1.  I left my paying gig to focus on a new non-paying gig as a stay at home/homeschooling mom!  An adjustment for sure but I have enjoyed every second of it!

2.  I learned I am going to have a grandson.  We will affectionally be called Lolly & Pop as of Feb 2015!!

3.  I rediscovered my joy of photography and have started a small business.  I have loved this new adventure so far!

4.  I learned that I love the idea of my husband taking care of me.  But more than that, I realized God provides what I need when I need it.  Ms Independent doesn't live here anymore!

5.  I discovered true friendship.  Leaving  my job shifted things (to say the least) and my true friendships lasted.  So thankful for my dear friends who encourage and hold me accountable!

6.  I was reminded how precious life is and we should never take it for granted.  We had several lives end some expected, some unexpected, but all a somber reminder we are never guaranteed tomorrow.

7.  I picked back up sewing.  Well technically I hadn't really stopped all together but I was slow to finish any projects previously.

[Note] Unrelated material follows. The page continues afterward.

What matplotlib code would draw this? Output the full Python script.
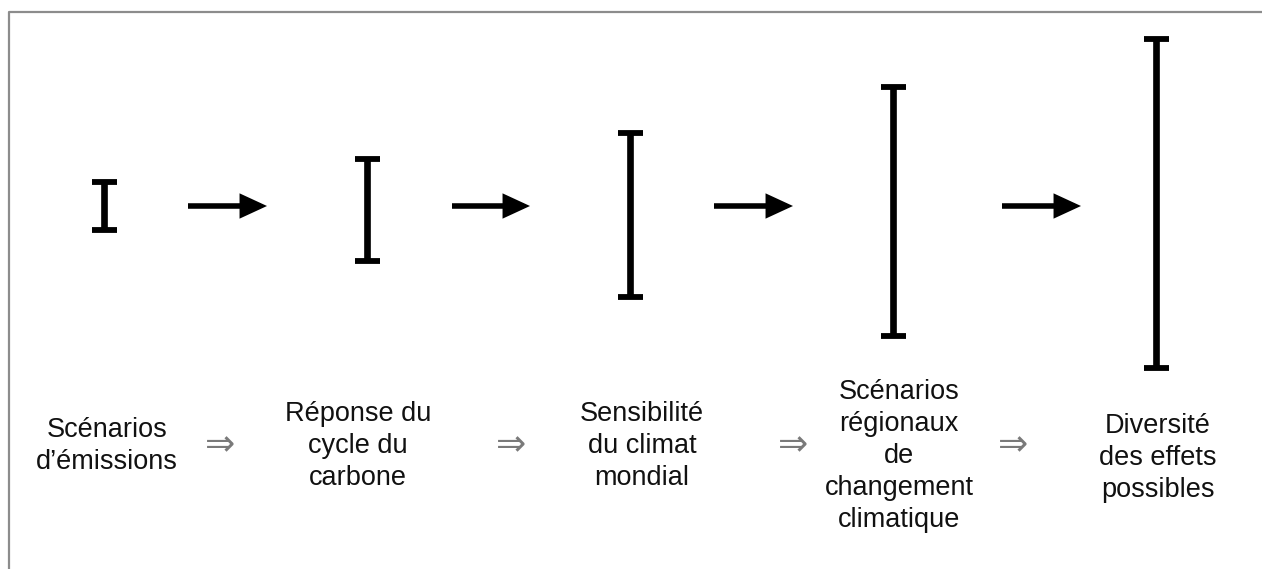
import matplotlib.pyplot as plt
from matplotlib.lines import Line2D

W, H = 1262, 569

stages = [
    "Scénarios\nd’émissions",
    "Réponse du\ncycle du\ncarbone",
    "Sensibilité\ndu climat\nmondial",
    "Scénarios\nrégionaux\nde\nchangement\nclimatique",
    "Diversité\ndes effets\npossibles",
]
# uncertainty range of each stage (arbitrary units)
range_low = [-2.3, -5.4, -9.0, -12.9, -16.1]
range_high = [2.5, 4.8, 7.4, 12.0, 16.8]

# layout (pixels)
X0, DX = 104, 263      # pixel column of stage 0, pixels per stage
Y0, DY = 207, 10       # pixel row of value 0, pixels per unit
label_px = [(107, 446), (358, 446), (642, 446), (899, 456), (1158, 458)]
arrow_px = [(188, 267), (452, 530), (714, 793), (1002, 1081)]
implies_px = [220, 511, 793, 1013]


def dx(px):
    return (px - X0) / DX


def dy(py):
    return (Y0 - py) / DY


fig = plt.figure(figsize=(W / 100, H / 100), dpi=100)
ax = fig.add_axes([0, 0, 1, 1])
ax.set_xlim(dx(0), dx(W))
ax.set_ylim(dy(H), dy(0))
ax.axis("off")

# frame (cropped box: only top and left edges visible)
fig.add_artist(Line2D([9 / W, 9 / W, 1], [0, 1 - 12 / H, 1 - 12 / H],
                      transform=fig.transFigure, color="#8c8c8c", lw=1.6))

xs = list(range(len(stages)))
mid = [(lo + hi) / 2 for lo, hi in zip(range_low, range_high)]
err = [[m - lo for m, lo in zip(mid, range_low)],
       [hi - m for m, hi in zip(mid, range_high)]]
ax.errorbar(xs, mid, yerr=err, fmt="none", ecolor="black",
            elinewidth=4.8, capsize=9, capthick=4.2)

for (x1, x2) in arrow_px:
    ax.annotate("", xy=(dx(x2), dy(206)), xytext=(dx(x1), dy(206)),
                arrowprops=dict(arrowstyle="-|>,head_length=0.65,head_width=0.3",
                                mutation_scale=20, lw=4.0, color="black",
                                capstyle="butt", joinstyle="miter",
                                shrinkA=0, shrinkB=0))

for text, (px, py) in zip(stages, label_px):
    ax.text(dx(px), dy(py), text, ha="center", va="center", multialignment="center",
            fontsize=19.5, family=["Liberation Sans", "DejaVu Sans"],
            color="#111111", linespacing=1.3)

for px in implies_px:
    ax.text(dx(px), dy(445), "⇒", ha="center", va="center", fontsize=26,
            family="DejaVu Sans", color="#7a7a7a")

fig.savefig("out.png", dpi=100)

8.  I removed Facebook from my phone.  Ha!  You may laugh but that saved me an insane amount of data which saved me money.  So THAT made the list!!!

9.  We learned to live on a budget.  We have always been blessed financially so what is a budget?!  My new non-paying gig included financial management on less finances.  Don't get me wrong...my paying gig I understood budgets, productivity, profit margins all to well (I have a MBA just never used that stuff at home.)  I just had to shift a few things at home and we are happily within budget.

10.  I started this blog.  I am still amazed that anyone would care to read about me or our family.  But so many have commented how they enjoy the blog.  So I guess my life is amusing!!